In the year end issue of Spin, comedian Patton Oswalt refered to pop-singer Ke$ha as the “Arbys to Lady Gaga’s In ‘n’ Out Burger.” While I find this statement both hilarious and true when it comes to the quality of the two singer’s music, it also perpetuates an image of Ke$ha that I don’t entirely agree with.
Since she dropped her single “Tik Tok” back in 2009, people have thought of Ke$ha as the poor-man’s Lady Gaga. And while it’s true that both apply their make-up smeared pop to Euro-disco beats, the similarities end there. You see Lady Gaga has pretensions towards artsiness that her numerous imitators seem unable to duplicate. Whether she actually succeeds in making art is a whole other debate, but there’s no doubt that there’s an element of fucked-up performance art in everything Gaga does. Her video for “Paparazzi” probably comes closest to portraying the life-as-art thing she so desperately strives for.
Ke$ha on the other hand, harbours no such pretensions. Down to the dollar sign in her name, it seems that all the singer wants is fame and fortune. How she gets it seems besides the point; she’s gonna get it no matter how many strangers beds she wakes up in hung-over as shit, partying her way to trophy-wifedom. At least that’s what her music videos would have us believe. And so far it’s working: “Tik Tok” even managed to supplant Danny Elfman’s theme to an episode of the Simpsons last fall in a move that either payed homage to, or ironically made fun of the track. I still can’t tell.
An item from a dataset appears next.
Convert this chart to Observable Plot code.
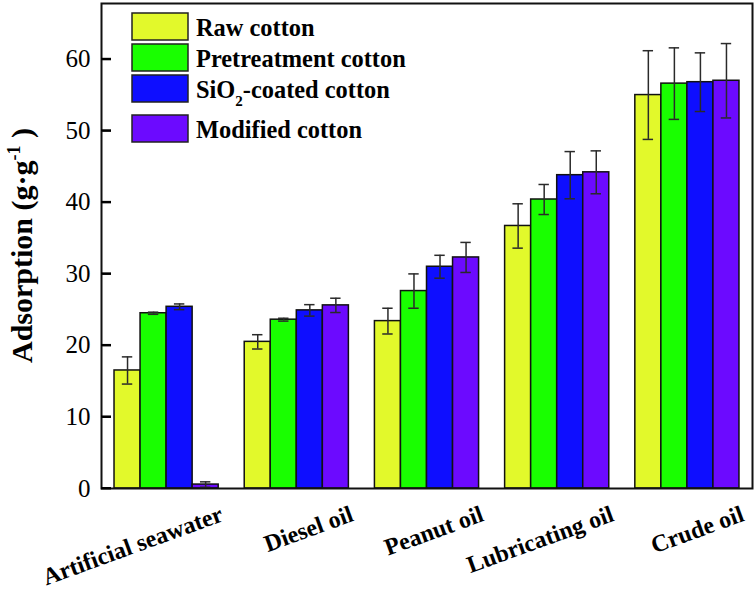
<!DOCTYPE html>
<html><head><meta charset="utf-8">
<script src="https://cdn.jsdelivr.net/npm/d3@7"></script>
<script src="https://cdn.jsdelivr.net/npm/@observablehq/plot@0.6"></script>
<style>body{margin:0;background:#fff} svg{display:block}</style>
</head><body><div id="chart"></div>
<script>
const categories = ["Artificial seawater", "Diesel oil", "Peanut oil", "Lubricating oil", "Crude oil"];
const seriesNames = ["Raw cotton", "Pretreatment cotton", "SiO2-coated cotton", "Modified cotton"];
const seriesColors = ["#e2f92b", "#19ff00", "#0e0eff", "#6c0aff"];
const rawCotton   = [16.5, 20.5, 23.4, 36.7, 55.0];
const rawErr      = [1.9, 1.0, 1.8, 3.1, 6.2];
const pretreated  = [24.5, 23.6, 27.6, 40.4, 56.6];
const pretreatErr = [0.15, 0.2, 2.4, 2.1, 5.0];
const sio2Coated  = [25.4, 24.9, 31.0, 43.8, 56.8];
const sio2Err     = [0.4, 0.8, 1.6, 3.3, 4.1];
const modified    = [0.55, 25.6, 32.3, 44.2, 57.0];
const modErr      = [0.38, 1.0, 2.1, 3.0, 5.2];
const yTicks = [0, 10, 20, 30, 40, 50, 60];
const yLabel = "Adsorption (g·g";
const yLabelSup = "-1";

// grouped layout: each category occupies one unit; the group of bars fills 80% of it
const groupWidth = 0.8, barWidth = groupWidth / seriesNames.length, capHalf = barWidth * 0.2;
const values = [rawCotton, pretreated, sio2Coated, modified];
const errors = [rawErr, pretreatErr, sio2Err, modErr];
const data = categories.flatMap((c, i) => seriesNames.map((s, j) => ({
  category: c, series: s, value: values[j][i], err: errors[j][i],
  x1: i - groupWidth / 2 + j * barWidth, x2: i - groupWidth / 2 + (j + 1) * barWidth
})));

const W = 756, H = 590, mL = 101, mR = 4, mT = 3, mB = 102;
const font = "'Liberation Serif','Times New Roman',serif";
const mid = d => (d.x1 + d.x2) / 2;
const errStyle = {stroke: "#2a2a2a", strokeWidth: 1.5};
const xMin = -0.5, xMax = categories.length - 0.5;
const tickLen = 10 * (xMax - xMin) / (W - mL - mR); // 10px inward ticks, in x units

const plot = Plot.plot({
  width: W, height: H,
  marginLeft: mL, marginRight: mR, marginTop: mT, marginBottom: mB,
  style: {fontFamily: font, background: "white", overflow: "visible", color: "black"},
  x: {domain: [xMin, xMax], axis: null},
  y: {domain: [0, 67.8], axis: null},
  color: {domain: seriesNames, range: seriesColors},
  marks: [
    Plot.rectY(data, {x1: "x1", x2: "x2", y: "value", fill: "series", stroke: "#111", strokeWidth: 1.5}),
    Plot.ruleX(data, {x: mid, y1: d => d.value - d.err, y2: d => d.value + d.err, ...errStyle}),
    Plot.ruleY(data, {x1: d => mid(d) - capHalf, x2: d => mid(d) + capHalf, y: d => d.value + d.err, ...errStyle}),
    Plot.ruleY(data, {x1: d => mid(d) - capHalf, x2: d => mid(d) + capHalf, y: d => d.value - d.err, ...errStyle}),
    Plot.axisY({ticks: yTicks, tickSize: 0, tickPadding: 11, fontSize: 25, tickFormat: d => String(d), label: null}),
    Plot.ruleY(yTicks, {y: d => d, x1: () => xMin, x2: () => xMin + tickLen, stroke: "black", strokeWidth: 2}),
    Plot.frame({stroke: "#111", strokeWidth: 2}),
    Plot.text(categories, {x: (d, i) => i, text: d => d, frameAnchor: "bottom", dx: 58, dy: 32, rotate: -20, textAnchor: "end", lineAnchor: "bottom", fontWeight: "bold", fontSize: 24, fill: "black"})
  ]
});

const svg = d3.select(plot);
// inward y ticks, positioned through Plot's own scales
const ys = plot.scale("y"), xs = plot.scale("x");
svg.append("g").attr("stroke", "black").attr("stroke-width", 2)
  .selectAll("line").data(yTicks).join("line")
  .attr("x1", xs.apply(xMin)).attr("x2", xs.apply(xMin + tickLen))
  .attr("y1", d => ys.apply(d)).attr("y2", d => ys.apply(d));

// Y axis title
const t = svg.append("text")
  .attr("transform", `translate(32,${(mT + H - mB) / 2}) rotate(-90)`)
  .attr("text-anchor", "middle")
  .attr("font-family", font).attr("font-weight", "bold").attr("font-size", 30).attr("fill", "black");
t.append("tspan").text(yLabel);
t.append("tspan").attr("dy", -12).attr("font-size", 18).text(yLabelSup);
t.append("tspan").attr("dy", 12).text(" )");

// Legend (inside plot, top-left)
const legX = 132, swW = 56, swH = 27, rowTops = [13, 44, 75, 115], textX = 196;
const leg = svg.append("g").attr("font-family", font).attr("font-weight", "bold").attr("font-size", 24.4).attr("text-anchor", "start");
seriesNames.forEach((s, i) => {
  leg.append("rect").attr("x", legX).attr("y", rowTops[i]).attr("width", swW).attr("height", swH)
    .attr("fill", seriesColors[i]).attr("stroke", "#222").attr("stroke-width", 1.5);
  const tx = leg.append("text").attr("x", textX).attr("y", rowTops[i] + 23).attr("fill", "black").attr("text-anchor", "start");
  const m = s.match(/^(.*?O)2(.*)$/);
  if (m) {
    tx.append("tspan").text(m[1]);
    tx.append("tspan").attr("dy", 8).attr("font-size", 15).text("2");
    tx.append("tspan").attr("dy", -8).text(m[2]);
  } else tx.text(s);
});

document.getElementById("chart").appendChild(plot);
</script>
</body></html>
What’s worse is that at least in her music, Ke$ha gives no indication that drinking and fucking your way to the top might not be the best course of action, or that there might even be another option. And while Ke$ha is hardly the first singer to celebrate spoiled party girls – Paris Hilton’s ill-fated foray into music comes to mind – she’s the most vocal adherent to the cause. Just check out “We R Who We R” where she rallies the troops who “make the hipsters fall in love” and are “running this town just like a club.” Her message: accept us or else.
But Ke$ha’s hardly the first artist to champion a much-maligned demographic who perhaps should have remained firmly on the pop-culture sidelines. Back in ’99 Eminem and Kid Rock did the same thing for white-trash, making wife-beaters and white-angst the style of the day. And while both of those artists have since done a lot to distance themselves from the fans who once made-up the backbone of their base (okay, maybe not so much in Kid Rock’s case), a gaggle of less talented groups quickly swooped in to fill the void. Some, like Insane Clown Posse and their annual Gathering of the Jugalos, continue to blight our airwaves with their extreme ignorance.
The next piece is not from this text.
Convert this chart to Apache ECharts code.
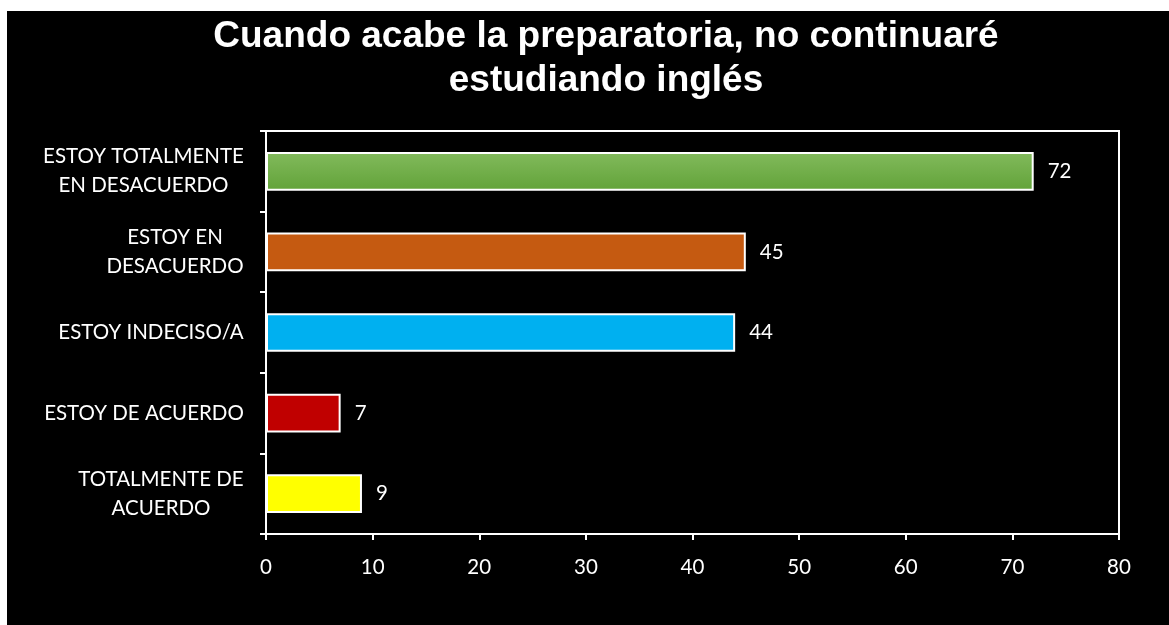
<!DOCTYPE html>
<html>
<head>
<meta charset="utf-8">
<script src="https://cdn.jsdelivr.net/npm/echarts@6/dist/echarts.min.js"></script>
<style>
  html, body { margin: 0; padding: 0; background: #fff; }
  #chart { position: absolute; left: 7px; top: 11px; width: 1162px; height: 614px; background: #000; }
</style>
</head>
<body>
<div id="chart"></div>
<script>
// 类别（自上而下）
const categories = [
  "ESTOY TOTALMENTE\nEN DESACUERDO",
  "ESTOY EN\nDESACUERDO",
  "ESTOY INDECISO/A",
  "ESTOY DE ACUERDO",
  "TOTALMENTE DE\nACUERDO"
];
const values = [72, 45, 44, 7, 9];
const barColors = ["green", "#c55a11", "#00b0f0", "#c00000", "#ffff00"];
const xTicks = { min: 0, max: 80, interval: 10 };

const fontSize = 20.5;

// 多行标签居中：按最长行宽度生成 rich 样式
const ctx = document.createElement("canvas").getContext("2d");
ctx.font = fontSize + "px Lato";
const rich = {};
categories.forEach((c, i) => {
  const w = Math.max(...c.split("\n").map(s => ctx.measureText(s).width));
  rich["r" + i] = { width: Math.ceil(w), align: "center", color: "#fff", fontFamily: "Lato", fontSize: fontSize, lineHeight: 29 };
});

const chart = echarts.init(document.getElementById("chart"));
chart.setOption({
  backgroundColor: "#000",
  animation: false,
  title: {
    text: "Cuando acabe la preparatoria, no continuaré\nestudiando inglés",
    left: 594,
    top: -1,
    textAlign: "center",
    textStyle: {
      color: "#fff",
      fontFamily: "Liberation Sans",
      fontWeight: "bold",
      fontSize: 37,
      lineHeight: 44
    }
  },
  grid: {
    left: 259,
    right: 50,
    top: 120,
    bottom: 91,
    show: true,
    borderColor: "#fff",
    borderWidth: 2,
    containLabel: false
  },
  xAxis: {
    type: "value",
    min: xTicks.min,
    max: xTicks.max,
    interval: xTicks.interval,
    splitLine: { show: false },
    axisLine: { show: true, lineStyle: { color: "#fff", width: 2 } },
    axisTick: { show: true, length: 6, lineStyle: { color: "#fff", width: 2 } },
    axisLabel: { color: "#fff", fontFamily: "Lato", fontSize: fontSize, margin: 23 }
  },
  yAxis: {
    type: "category",
    inverse: true,
    data: categories,
    axisLine: { show: true, lineStyle: { color: "#fff", width: 2 } },
    axisTick: { show: true, length: 6, lineStyle: { color: "#fff", width: 2 } },
    axisLabel: {
      margin: 22,
      color: "#fff",
      fontFamily: "Lato",
      fontSize: fontSize,
      lineHeight: 29,
      formatter: function (value, idx) {
        return value.split("\n").map(s => "{r" + idx + "|" + s + "}").join("\n");
      },
      rich: rich
    }
  },
  series: [
    {
      type: "bar",
      barWidth: "48%",
      data: values.map((v, i) => ({
        value: v,
        itemStyle: {
          color: barColors[i] === "green"
            ? new echarts.graphic.LinearGradient(0, 0, 0, 1, [
                { offset: 0, color: "#82ba5c" },
                { offset: 1, color: "#62a339" }
              ])
            : barColors[i]
        }
      })),
      itemStyle: { borderColor: "#fff", borderWidth: 2 },
      label: {
        show: true,
        position: "right",
        distance: 14,
        color: "#fff",
        fontFamily: "Lato",
        fontSize: fontSize
      }
    }
  ]
});
</script>
</body>
</html>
So for everyone waiting for the Ke$ha scourged to pass, I’ve got bad news: she’s here to stay. Even if her career blew up in a puff of smoke tomorrow, she’s laid enough groundwork for a whole slew of vapid, self-entitled pop-tarts who look like they taste like whiskey and whose knowledge of feminist theory starts and ends with “Girl Power” and are ready to invade our airwaves. Because not giving a fuck is a hell of a lot easier than actually giving one. So it’s not going to be too hard to recruit new converts to the cause.